Al lado del cadáver está el niño de cinco años observando a la gente llorar, conversar y cantar. Su padre, Alfredo Enrique Gutiérrez Acosta, a unos pocos metros, toca el acordeón y canta para enmudecer la tristeza de muchos en ese velorio ‘cantao’. Suena el acordeón, como un sollozo que se canta y se reza, el niño observa mientras los lamentos se hacen vallenato.
Luego de abrazos llenos de dolor, el acordeón termina arrumado en una esquina de la casa, el niño lo toma y empieza a apretar botones como lo hizo su padre minutos antes. Todos lo miran y ríen. A los días, finalizando la década de los cuarenta, su padre lo llevó a la plaza de mercado de Sincelejo a que tocara y cantara, la gente lo veía con gracia. Salió de allí con una canción en su cabeza y con el apodo que lo definiría para toda su vida: “El niño prodigio”. Allí fue su primer concierto, sin nervios y con sonrisa ante las miradas de transeúntes desprevenidos que buscaban nada más que alimentos para el hogar.

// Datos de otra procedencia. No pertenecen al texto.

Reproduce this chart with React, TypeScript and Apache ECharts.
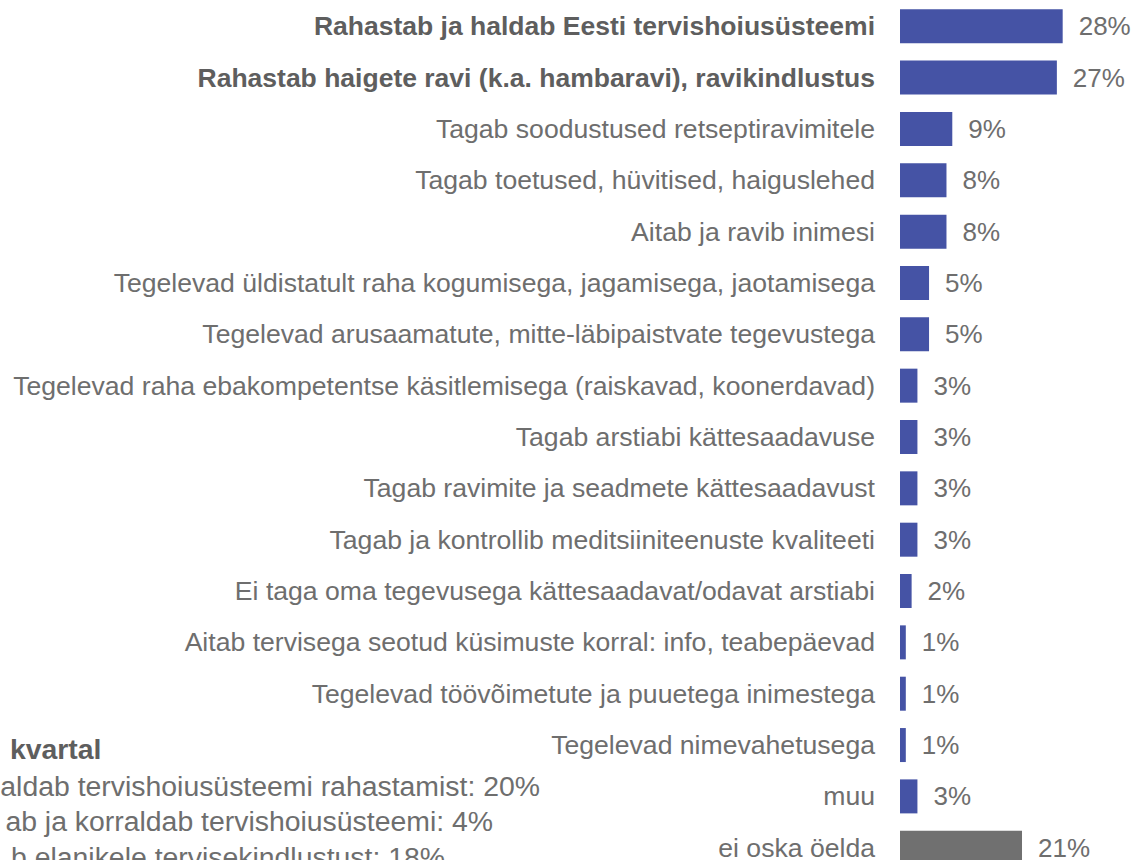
import React, { useEffect, useRef } from "react";
import * as echarts from "echarts";

const categories = [
  "Rahastab ja haldab Eesti tervishoiusüsteemi",
  "Rahastab haigete ravi (k.a. hambaravi), ravikindlustus",
  "Tagab soodustused retseptiravimitele",
  "Tagab toetused, hüvitised, haiguslehed",
  "Aitab ja ravib inimesi",
  "Tegelevad üldistatult raha kogumisega, jagamisega, jaotamisega",
  "Tegelevad arusaamatute, mitte-läbipaistvate tegevustega",
  "Tegelevad raha ebakompetentse käsitlemisega (raiskavad, koonerdavad)",
  "Tagab arstiabi kättesaadavuse",
  "Tagab ravimite ja seadmete kättesaadavust",
  "Tagab ja kontrollib meditsiiniteenuste kvaliteeti",
  "Ei taga oma tegevusega kättesaadavat/odavat arstiabi",
  "Aitab tervisega seotud küsimuste korral: info, teabepäevad",
  "Tegelevad töövõimetute ja puuetega inimestega",
  "Tegelevad nimevahetusega",
  "muu",
  "ei oska öelda",
];

const values = [28, 27, 9, 8, 8, 5, 5, 3, 3, 3, 3, 2, 1, 1, 1, 3, 21];

const boldCategories = [
  "Rahastab ja haldab Eesti tervishoiusüsteemi",
  "Rahastab haigete ravi (k.a. hambaravi), ravikindlustus",
];
const grayCategories = ["ei oska öelda"];

const noteTitle = "kvartal";
const noteLines = [
  "aldab tervishoiusüsteemi rahastamist: 20%",
  "ab ja korraldab tervishoiusüsteemi: 4%",
  "b elanikele tervisekindlustust: 18%",
];

const FONT = "'Liberation Sans', Arial, sans-serif";
const BLUE = "#4553A5";
const GRAY = "#707070";
const TEXT = "#6e6e6e";
const TEXT_BOLD = "#5e5e5e";

export default function App() {
  const ref = useRef<HTMLDivElement>(null);

  useEffect(() => {
    if (!ref.current) return;
    const chart = echarts.init(ref.current, undefined, { renderer: "svg" });

    const noteRight = [101.5, 540, 493, 445];
    const noteMid = [749, 786, 821, 857];

    const graphics: any[] = [
      {
        type: "text",
        x: noteRight[0],
        y: noteMid[0],
        style: {
          text: noteTitle,
          align: "right",
          verticalAlign: "middle",
          fontFamily: FONT,
          fontSize: 28.4,
          fontWeight: "bold",
          fill: TEXT_BOLD,
        },
      },
      ...noteLines.map((t, i) => ({
        type: "text",
        x: noteRight[i + 1],
        y: noteMid[i + 1],
        style: {
          text: t,
          align: "right",
          verticalAlign: "middle",
          fontFamily: FONT,
          fontSize: 28.4,
          fill: TEXT,
        },
      })),
    ];

    chart.setOption({
      animation: false,
      textStyle: { fontFamily: FONT },
      grid: { left: 900, right: 3.6, top: 0.6, bottom: 0.6, containLabel: false },
      xAxis: {
        type: "value",
        min: 0,
        max: 40,
        show: false,
      },
      yAxis: {
        type: "category",
        inverse: true,
        data: categories.map((c) =>
          boldCategories.includes(c)
            ? { value: c, textStyle: { fontWeight: "bold", color: TEXT_BOLD, fontSize: 26.5 } }
            : c
        ),
        axisLine: { show: false },
        axisTick: { show: false },
        splitLine: { show: false },
        axisLabel: {
          margin: 25,
          fontSize: 26.6,
          color: TEXT,
          fontFamily: FONT,
          interval: 0,
        },
      },
      series: [
        {
          type: "bar",
          barWidth: 34,
          data: values.map((v, i) => ({
            value: v,
            itemStyle: { color: grayCategories.includes(categories[i]) ? GRAY : BLUE },
          })),
          label: {
            show: true,
            position: "right",
            distance: 16,
            formatter: "{c}%",
            fontSize: 26,
            color: TEXT,
            fontFamily: FONT,
          },
        },
      ],
      graphic: graphics,
    });

    return () => chart.dispose();
  }, []);

  return (
    <div
      style={{
        position: "fixed",
        left: 0,
        top: 0,
        width: 1136,
        height: 860,
        overflow: "hidden",
        background: "#fff",
      }}
    >
      <div ref={ref} style={{ width: 1136, height: 874 }} />
    </div>
  );
}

El niño era bueno para el balón, de hecho quería ser futbolista, hasta que conoció el sonido juguetón del acordeón de su papá. Al tiempo, ese pequeño curioso por esa sonoridad y por las fiestas del pueblo, ya era un adolescente compositor que daba la vida entera por seguir la musicalidad de un corazón gigante y rumbero. De hecho, su primera agrupación fue Los Pequeños Vallenatos.
Pero el acercamiento a la música tradicional sabanera, a la cumbia y al sabor del caribe le cambió la vida. El vallenato siempre estuvo por dentro, desde la sangre, pero el baile de salón con acordeón y cumbia, fue su inspiración. No por nada, a los años, integró una de las grandes y míticas agrupaciones de Colombia, Los Corraleros de Majagual y con ella, se nos revelaba uno de los grandes músicos del país, un costeño sonriente que en las venas no lleva sangre sino música, uno de los frontman (líderes) inolvidables, un tipo que “podía tocar el acordeón con los pies”.
¿Con los pies? Sí, y se le ocurrió por allá en los setenta, en la Caseta Piragua, porque al timbalero de la agrupación Los Blanco de Venezuela hacía malabares en vivo y todo el mundo lo aplaudía y amaba, y cómo a Alfredo nunca le ha gustado que se le roben el show, pues se tiró al suelo de bruces, se quitó los zapatos y empezó a tocar con los pies. La gente no sólo estalló en risa, sino que se arrodillaron ante esos pies curiosos y ágiles, a ese acordeón con los pies en la tierra. Desde ese momento es su marca personal y su distintivo artístico.